The answer will depend on the wisdom and energy, the patience and persistence, of the diaspora, and of those within the Island. All, whether resident or abroad, have a part to play.

by a diaspora Tamil

(May 06, Colombo, Sri Lanka Guardian) Since the decimation of the Tigers, many see the diaspora as the last and only hope of bringing justice to the Tamils, particularly since the “post-war policies of President Mahina Rajapakse have deepened rather than resolved the grievances that generated and sustained LTTE militancy”: The International Crisis Group, Asia Report, No 186, 23rd February 2010. It is a grave and daunting responsibility, and the diaspora must not – using the words of Nirmala Rajasingham - incubate ideas and plans “in a bubble”, having no relation to present realities and, one may add, heedless of repercussion and consequence where Tamils within the Island are concerned.

As is well-known, the word diaspora comes from the dispersal of the Jews: their removal to all the kingdoms of the earth (Deuteronomy 28:25. See, Appendix 2, below). It seems to me that while a phrase such as “immigrants” suggests an external view, that is, the host community seeing those who have come in, “diaspora community” connotes an internal perspective, in other words, the consciousness of the newcomers.

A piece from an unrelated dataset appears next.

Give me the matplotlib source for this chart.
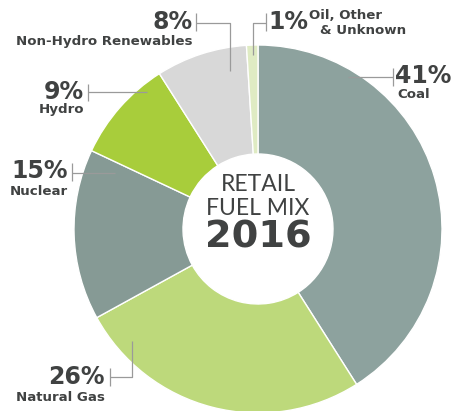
import matplotlib
matplotlib.use("Agg")
import matplotlib.pyplot as plt

# ---- data ----
categories = ["Coal", "Natural Gas", "Nuclear", "Hydro", "Non-Hydro Renewables", "Oil, Other & Unknown"]
values = [41, 26, 15, 9, 8, 1]
colors = ["#8da29e", "#bdd97b", "#869a95", "#a8cd3b", "#d8d8d8", "#dfebc3"]

W, H = 453, 411
def Y(py):
    return H - py

fig = plt.figure(figsize=(W / 100, H / 100), dpi=100)
ax = fig.add_axes([0, 0, 1, 1])

cx, cy, R = 258, Y(229), 184
inner = 75
ax.pie(values, colors=colors, startangle=90, counterclock=False,
       center=(cx, cy), radius=R,
       wedgeprops=dict(width=R - inner, edgecolor="white", linewidth=1.0))
ax.set_xlim(0, W)
ax.set_ylim(0, H)
ax.set_aspect("equal")
ax.axis("off")

txt = "#404242"
lc = "#9a9a9a"
lw = 0.9

# leader paths (pixel layout)
leaders = [
    [(393, 68), (393, 86)], [(348, 77), (393, 77)],
    [(266, 13), (266, 31)], [(253, 55), (253, 23), (266, 23)],
    [(196, 13), (196, 31)], [(196, 23), (230, 23), (230, 71)],
    [(88, 84), (88, 101)], [(88, 92), (147, 92)],
    [(72, 163), (72, 181)], [(72, 173), (115, 173)],
    [(110, 368), (110, 386)], [(110, 377), (132, 377), (132, 341)],
]
for pts in leaders:
    xs = [p[0] for p in pts]
    ys = [Y(p[1]) for p in pts]
    ax.plot(xs, ys, color=lc, lw=lw, solid_capstyle="butt")

pct_font = dict(family="DejaVu Sans", weight="bold", size=17, color=txt)
lab_font = dict(family="DejaVu Sans", weight="bold", size=9.6, color=txt)

# Coal
ax.text(395, Y(76), f"{values[0]}%", ha="left", va="center", **pct_font)
ax.text(397, Y(94), "Coal", ha="left", va="center", **lab_font)
# Oil
ax.text(268, Y(22), f"{values[5]}%", ha="left", va="center", **pct_font)
ax.text(309, Y(16), "Oil, Other", ha="left", va="center", **lab_font)
ax.text(406, Y(31), "& Unknown", ha="right", va="center", **lab_font)
# Non-hydro
ax.text(193, Y(22), f"{values[4]}%", ha="right", va="center", **pct_font)
ax.text(193, Y(42), "Non-Hydro Renewables", ha="right", va="center", **lab_font)
# Hydro
ax.text(84, Y(92), f"{values[3]}%", ha="right", va="center", **pct_font)
ax.text(84, Y(109), "Hydro", ha="right", va="center", **lab_font)
# Nuclear
ax.text(68, Y(171), f"{values[2]}%", ha="right", va="center", **pct_font)
ax.text(68, Y(192), "Nuclear", ha="right", va="center", **lab_font)
# Gas
ax.text(105, Y(377), f"{values[1]}%", ha="right", va="center", **pct_font)
ax.text(105, Y(397), "Natural Gas", ha="right", va="center", **lab_font)

# center
ax.text(cx, Y(185), "RETAIL", ha="center", va="center", family="Lato",
        weight="normal", size=16.5, color=txt)
ax.text(cx, Y(209), "FUEL MIX", ha="center", va="center", family="Lato",
        weight="normal", size=16.5, color=txt)
ax.text(cx, Y(237), "2016", ha="center", va="center", family="DejaVu Sans",
        weight="bold", size=27.5, color=txt)

fig.savefig("out.png", dpi=100)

Be that as it may, is every Tamil living abroad a member of the Tamil diaspora? In a literal sense, yes, but what if a Tamil hasn’t any interest in or concern at all for Tamils, be these Tamils in Sri Lanka or abroad? S/he is then a member of the diaspora only in terms of statistics (and potential). Of course, a diaspora Tamil, no less than others, has a multiple identity, identities that co-exist and need not, necessarily, be in conflict, though perhaps in competition: see, for example, ‘How did you become Sinhalese?’ in Charles Sarvan Public Writings on Sri Lanka.

It is now rare for an exile group to raise an army abroad, land in a country recognised as sovereign by the UN, and wage war. Nor (given the massive occupation of what once was, traditionally, Tamil territory) can an internally based group arm itself and carry out attacks. That leaves Tamils outside the Island with non-violent options. (Tamils within the Island too, but these are some thoughts on the diaspora.) It seems to me that the diaspora can act in two ways:

Attempt directly to influence the attitude and conduct of the Sinhalese people and their government

Prevail upon other governments and peoples to influence this ‘behaviour’.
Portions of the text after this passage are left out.